Increment and drain of growing stock

Updated: 1 Dec 2017
Next update: 2 Oct 2018

Comparison of the growing stock increment and drain (forest balance) shows whether the stemwood stock in forests is growing, remains unchanged or is decreasing. The volume is expressed in millions of solid cubic metres with bark.

The latest data on the growing stock increment are based on the National Forest Inventory (NFI12, measurement years 2014−2016), performed by the Natural Resources Institute Finland. The Finnish Forest Research Institute started the National Forest Inventories at the beginning of the 1920s. The NFI data are sample data that cover the entire country. According to the current system, each inventory measures around 53,000 sample plots and about one million trees on forest land and poorly productive forest land over a five-year period.

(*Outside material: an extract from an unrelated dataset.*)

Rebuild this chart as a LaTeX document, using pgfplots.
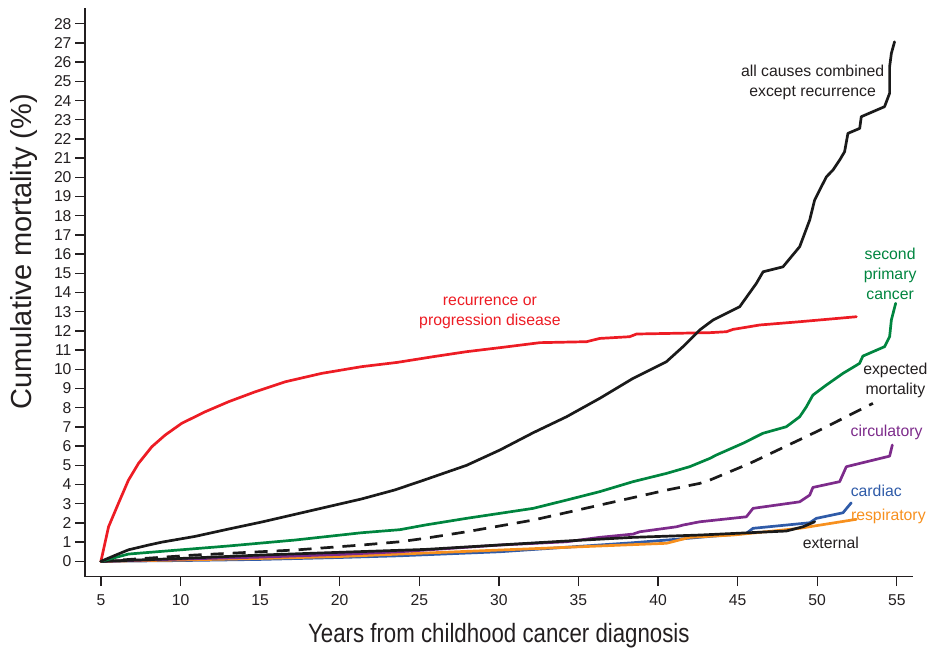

The estimate of the drain in the growing stock was based on wood consumption studies until 1984, and since then has used annual removal and wood consumption statistics. In addition to felled stemwood, the drain in the growing stock drain also includes stemwood waste left in forests, and natural losses.

Sources

Natural Resources Institute Finland: National Forest Inventory (NFI) and Statistical Services

   

Forest resources increasing every year

Over the past 50 years, forest resources in Finland have increased every year, as the annual increment in the growing stock has exceeded the drain. The systematic measurement and monitoring of the volume of and increment in the growing stock started at the beginning of the 1920s with National Forest Inventories (NFI). Based on them, the annual increment in the growing stock on forest land and poorly productive forest land was fairly steady at around 55 million cubic metres until the end of the 1960s. The increment turned to strong growth at the start of the 1970s. Based on the first three measurement years of the 12th inventory (NFI12), the increment in the growing stock is 110 million cubic metres, which is double what it was 50 years ago. The mean increment per hectare in the country as a whole is 4.8 cubic metres.

The growth in the increment is mostly the result of draining peatland, improved silvicultural measures, and regeneration of old or otherwise poorly productive forests into productive young forests. Climate change has also had the effect of boosting the increment in the growing stock.

The volume of growing stock on forest land and poorly productive forest land was around 1,500 million cubic metres at the end of the 1960s. Based on the NFI12 measurements (2014 to 2016), the growing stock volume is 2,464 million cubic metres. Over the past 50 years, the volume of growing stock volume has increased by around one billion cubic metres and is now nearly 1.7 times what it was in the 1960s.

The main trend in the drain in Finland’s growing stock has also been upwards. In 2016, the drain reached a new record of nearly 86 million cubic metres. In 2000 to 2015, the average drain in the growing stock was 71 million cubic metres, of which private forests accounted for 83 per cent. The forest industry has cut the production capacity of the paper industry, in particular, but at the same time, the use of energywood in heating and power plants has increased.